Last year, New York became the second-largest recipient of intra-capital funding as a city—second to Silicon Valley. Traditionally, the second-largest recipient had been Boston, and had been for a long time. So that’s very exciting, and it shows up in a number of ways. It’s no coincidence that Midtown South has the lowest vacancy rate in the country. Why? Because that’s where the tenants are heading.
Well, as these tenants head to Midtown South, and the vacancy rate goes down, which obviously means the rents go up, where do the tenants who are getting priced out of Midtown South go? And the answer is, they go downtown. And so, downtown, a market that has been somewhat sleepy and perhaps a tad overlooked in the last decade, is now the fortunate recipient of a lot of the tenants who are being displaced in Midtown South.

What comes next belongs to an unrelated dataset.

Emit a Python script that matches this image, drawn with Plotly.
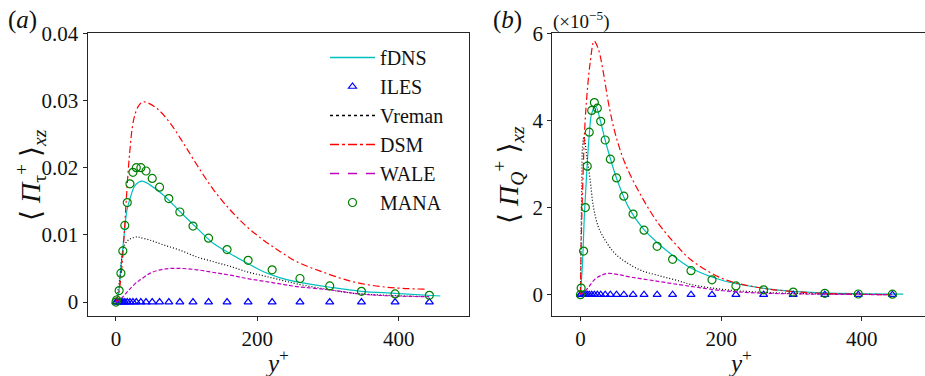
import plotly.graph_objects as go

# ---------------- data ----------------
# wall-normal grid (y+) of the LES points (ILES / MANA markers)
grid_yplus = [0, 1, 4.5, 7, 9.7, 12.5, 16, 19.8, 24, 28.8, 35.2, 42.5, 51.3, 61.7,
              74.8, 90.4, 109, 131, 157.2, 187, 221, 260.4, 302.5, 347.4, 395, 443.5]

# ---- panel (a): <Pi_tau^+>_xz ----
a_fdns_x = [0, 3.7, 7.1, 10.8, 15.6, 20.2, 27.3, 36.8, 48.5, 67.4, 91, 114.6, 138.1,
            161.7, 185.4, 208.9, 232.5, 256.1, 303.3, 347, 394.8, 459]
a_fdns_y = [0, 0.0013, 0.0053, 0.0092, 0.0137, 0.0155, 0.0174, 0.0180, 0.0174, 0.0159,
            0.0134, 0.0110, 0.0087, 0.0072, 0.0058, 0.0045, 0.0036, 0.0030, 0.0022,
            0.0016, 0.0013, 0.0009]
a_iles_y = [0, 0, 0, 0, 0, 0, 0, 0, 0, 0, 0, 0, 0, 0, 0, 0, 0, 0, 0, 0, 0, 0, 0, 0, 0, 0]
a_vreman_x = [0, 2, 5.1, 8.5, 13.2, 20.2, 30, 34.4, 48.5, 67.4, 91, 114.6, 138.1, 161.7,
              185.4, 208.9, 232.5, 256.1, 303.3, 336, 383, 443]
a_vreman_y = [0, 0.0012, 0.0033, 0.0067, 0.0087, 0.0094, 0.0097, 0.0096, 0.0092, 0.0085,
              0.0077, 0.0067, 0.0060, 0.0053, 0.0045, 0.0039, 0.0033, 0.0027, 0.0018,
              0.0013, 0.0010, 0.0008]
a_dsm_x = [0, 3, 7.1, 10.8, 14.6, 19.3, 25, 32, 39.1, 58, 76.8, 95.7, 114.6, 138.1,
           161.7, 185.4, 208.9, 232.5, 256.1, 289, 336.2, 383.5, 440]
a_dsm_y = [0, 0.0008, 0.0038, 0.0087, 0.0152, 0.0221, 0.0271, 0.0292, 0.0298, 0.0288,
           0.0266, 0.0236, 0.0204, 0.0167, 0.0137, 0.0112, 0.0092, 0.0075, 0.0060,
           0.0046, 0.0030, 0.0022, 0.0019]
a_wale_x = [0, 5, 10, 15, 20.2, 30, 34.4, 48.5, 67.4, 91, 114.6, 138.1, 161.7, 185.4,
            208.9, 232.5, 256.1, 303.3, 345.7, 392.8, 443]
a_wale_y = [0, 0.0003, 0.0008, 0.0014, 0.0020, 0.0030, 0.0033, 0.0043, 0.0049, 0.0050,
            0.0048, 0.0044, 0.0040, 0.0035, 0.0031, 0.0027, 0.0023, 0.0018, 0.0012,
            0.0009, 0.0008]
a_mana_y = [0, 0.0003, 0.0017, 0.0043, 0.0076, 0.0114, 0.0148, 0.0176, 0.0193, 0.0200,
            0.0200, 0.0195, 0.0184, 0.0171, 0.0154, 0.0134, 0.0113, 0.0095, 0.0078,
            0.0062, 0.0048, 0.0035, 0.0024, 0.0016, 0.0012, 0.0010]

# ---- panel (b): <Pi_Q^+>_xz, in units of 1e-5 ----
b_fdns_x = [0, 2.9, 5.7, 9.1, 12.4, 16.2, 21.9, 28, 35.1, 44.6, 54, 68.2, 87.3, 110.9,
            134.6, 158.3, 203.3, 250.7, 298, 345, 400, 459]
b_fdns_y = [0, 0.71, 1.86, 2.86, 3.63, 4.17, 4.32, 4.01, 3.55, 3.01, 2.55, 2.01, 1.55,
            1.17, 0.86, 0.60, 0.32, 0.17, 0.08, 0.04, 0.02, 0.01]
b_iles_y = [0, 0, 0, 0, 0, 0, 0, 0, 0, 0, 0, 0, 0, 0, 0, 0, 0, 0, 0, 0, 0, 0, 0, 0, 0, 0]
b_vreman_x = [0, 1, 2, 2.9, 5, 9.1, 13.8, 18.5, 25.6, 35.1, 49.3, 68.2, 87.3, 110.9,
              134.6, 158.3, 203, 250, 300, 350, 443]
b_vreman_y = [0, 1.48, 2.63, 3.40, 3.63, 3.17, 2.63, 2.01, 1.55, 1.25, 0.94, 0.71, 0.55,
              0.44, 0.34, 0.23, 0.12, 0.06, 0.03, 0.015, 0.0]
b_dsm_x = [0, 1.5, 3.5, 6, 9.1, 13.8, 19.5, 25.6, 32.7, 39.8, 49.3, 63.5, 87.3, 110.9,
           134.6, 157, 203.3, 250.7, 298, 345.4, 440]
b_dsm_y = [0, 1.48, 2.63, 3.78, 4.55, 5.32, 5.82, 5.63, 5.09, 4.40, 3.71, 3.01, 2.24,
           1.63, 1.17, 0.80, 0.36, 0.17, 0.077, 0.03, 0.0]
b_wale_x = [0, 5, 11.4, 20.9, 30.4, 39.8, 54, 73, 96.7, 120.4, 148.8, 203, 250, 300,
            350, 443]
b_wale_y = [0, 0.05, 0.17, 0.36, 0.45, 0.49, 0.46, 0.40, 0.34, 0.28, 0.21, 0.09, 0.04,
            0.02, 0.01, 0.0]
b_mana_y = [0, 0.15, 1.0, 2.0, 2.95, 3.73, 4.23, 4.41, 4.28, 3.98, 3.55, 3.11, 2.68,
            2.26, 1.85, 1.48, 1.11, 0.81, 0.55, 0.34, 0.20, 0.11, 0.06, 0.03, 0.015, 0.01]

x_ticks = [0, 200, 400]
a_y_ticks = [0, 0.01, 0.02, 0.03, 0.04]
a_y_ticktext = ["0", "0.01", "0.02", "0.03", "0.04"]
b_y_ticks = [0, 2, 4, 6]
legend_names = ["fDNS", "ILES", "Vreman", "DSM", "WALE", "MANA"]

# ---------------- figure ----------------
FONT = "Liberation Serif, Tinos, DejaVu Serif, Noto Serif, Times New Roman, serif"
W, H = 925, 376
C_FDNS, C_ILES, C_VRE, C_DSM, C_WALE, C_MANA = "#00BFBF", "#0000FF", "#000000", "#FF0000", "#BF00BF", "#008000"
LW = 1.2

# plot styles (fine dash patterns) and legend styles (plotly named dashes)
styles = {
    "fDNS": dict(mode="lines", line=dict(color=C_FDNS, width=LW, dash="solid"), ldash="solid"),
    "ILES": dict(mode="markers", marker=dict(symbol="triangle-up-open", size=7, color=C_ILES, line=dict(width=1.2, color=C_ILES))),
    "Vreman": dict(mode="lines", line=dict(color=C_VRE, width=LW, dash="1px,2px"), ldash="dot"),
    "DSM": dict(mode="lines", line=dict(color=C_DSM, width=LW, dash="7px,3px,2px,3px"), ldash="dashdot"),
    "WALE": dict(mode="lines", line=dict(color=C_WALE, width=LW, dash="4px,2px"), ldash="dash"),
    "MANA": dict(mode="markers", marker=dict(symbol="circle-open", size=8, color=C_MANA, line=dict(width=1.2, color=C_MANA))),
}

fig = go.Figure()

def add_trace(name, x, y, xa, ya):
    st = styles[name]
    kw = dict(mode=st["mode"])
    if "line" in st:
        kw["line"] = dict(st["line"], shape="spline")
    if "marker" in st:
        kw["marker"] = st["marker"]
    fig.add_trace(go.Scatter(x=x, y=y, name=name, xaxis=xa, yaxis=ya, showlegend=False, **kw))

for xa, ya, data in [
    ("x", "y", [("fDNS", a_fdns_x, a_fdns_y), ("ILES", grid_yplus, a_iles_y), ("Vreman", a_vreman_x, a_vreman_y),
                ("DSM", a_dsm_x, a_dsm_y), ("WALE", a_wale_x, a_wale_y), ("MANA", grid_yplus, a_mana_y)]),
    ("x2", "y2", [("fDNS", b_fdns_x, b_fdns_y), ("ILES", grid_yplus, b_iles_y), ("Vreman", b_vreman_x, b_vreman_y),
                  ("DSM", b_dsm_x, b_dsm_y), ("WALE", b_wale_x, b_wale_y), ("MANA", grid_yplus, b_mana_y)]),
]:
    for name, x, y in data:
        add_trace(name, x, y, xa, ya)

# legend entries
for name in legend_names:
    st = styles[name]
    kw = dict(mode=st["mode"])
    if "line" in st:
        kw["line"] = dict(color=st["line"]["color"], width=1.3, dash=st["ldash"])
    if "marker" in st:
        kw["marker"] = st["marker"]
    fig.add_trace(go.Scatter(x=[None], y=[None], name=name, xaxis="x", yaxis="y", showlegend=True, **kw))

ydom = [(376 - 316) / H, (376 - 33.3) / H]
axis_common = dict(showline=True, linecolor="#262626", linewidth=1.3, showgrid=False, zeroline=False,
                   ticks="outside", ticklen=4, tickwidth=1.1, tickcolor="#262626", automargin=False,
                   tickfont=dict(family=FONT, size=21, color="#111111"))

fig.update_layout(
    width=W, height=H, margin=dict(l=0, r=0, t=0, b=0, autoexpand=False),
    paper_bgcolor="white", plot_bgcolor="white",
    font=dict(family=FONT, color="#111111"),
    xaxis=dict(domain=[87.7 / W, 469.3 / W], range=[-40, 500], tickvals=x_ticks, anchor="y", mirror=True, **axis_common),
    yaxis=dict(domain=ydom, range=[-0.00208, 0.04], tickvals=a_y_ticks, ticktext=a_y_ticktext, anchor="x", mirror=True, **axis_common),
    xaxis2=dict(domain=[552.3 / W, 1.0], range=[-40, 489.8], tickvals=x_ticks, anchor="y2", mirror=True, **axis_common),
    yaxis2=dict(domain=ydom, range=[-0.49, 6], tickvals=b_y_ticks, anchor="x2", mirror=False, **axis_common),
    legend=dict(x=325 / W, y=1 - 38 / H, xanchor="left", yanchor="top", bgcolor="rgba(0,0,0,0)",
                font=dict(family=FONT, size=20, color="#111111"), itemwidth=45, borderwidth=0),
    annotations=[
        dict(text="(<i>a</i>)", x=6 / W, y=1 - 20 / H, xref="paper", yref="paper", xanchor="left", yanchor="middle",
             showarrow=False, font=dict(family=FONT, size=25)),
        dict(text="(<i>b</i>)", x=491 / W, y=1 - 20 / H, xref="paper", yref="paper", xanchor="left", yanchor="middle",
             showarrow=False, font=dict(family=FONT, size=25)),
        dict(text="(×10<sup>−5</sup>)", x=551 / W, y=1 - 20 / H, xref="paper", yref="paper", xanchor="left", yanchor="middle",
             showarrow=False, font=dict(family=FONT, size=19)),
        dict(text="⟨ <i>Π</i><sub>τ</sub><sup>+</sup> ⟩<sub><i>xz</i></sub>", x=30 / W, y=1 - 175 / H, xref="paper", yref="paper",
             xanchor="center", yanchor="middle", textangle=-90, showarrow=False, font=dict(family=FONT, size=28)),
        dict(text="⟨ <i>Π</i><sub><i>Q</i></sub><sup>+</sup> ⟩<sub><i>xz</i></sub>", x=508 / W, y=1 - 175 / H, xref="paper", yref="paper",
             xanchor="center", yanchor="middle", textangle=-90, showarrow=False, font=dict(family=FONT, size=28)),
        dict(text="<i>y</i><sup>+</sup>", x=277 / W, y=1 - 361 / H, xref="paper", yref="paper",
             xanchor="center", yanchor="middle", showarrow=False, font=dict(family=FONT, size=25)),
        dict(text="<i>y</i><sup>+</sup>", x=740 / W, y=1 - 361 / H, xref="paper", yref="paper",
             xanchor="center", yanchor="middle", showarrow=False, font=dict(family=FONT, size=25)),
    ],
)

fig.write_html("out.html")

Will Downtown Brooklyn feel that ripple effect after it moves across lower Manhattan?
Yeah, you’re a step ahead of me. We were touring a building there recently, and when we walked outside, one of my younger guys said to me, “You know, I could barely restrain myself from saying, if you live Brooklyn, raise your hand.” And so the answer is, a lot of the workers do work in Brooklyn. Brooklyn is enjoying a remarkable reissuance.

You were involved in the development sale of 400 Park Avenue South. Considering how few development sites have traded, what made that site stand out?
That’s a site that wasn’t in any way in stress. There wasn’t a lender that was taking a discounted payoff. You know, the owner made an enormous profit based upon what they had paid for the site, and I think it was just a family decision by the family that had owned the site that they were happier enjoying the appreciation of the land than going forward and developing it. It’s not always rational reasons that back up those decisions.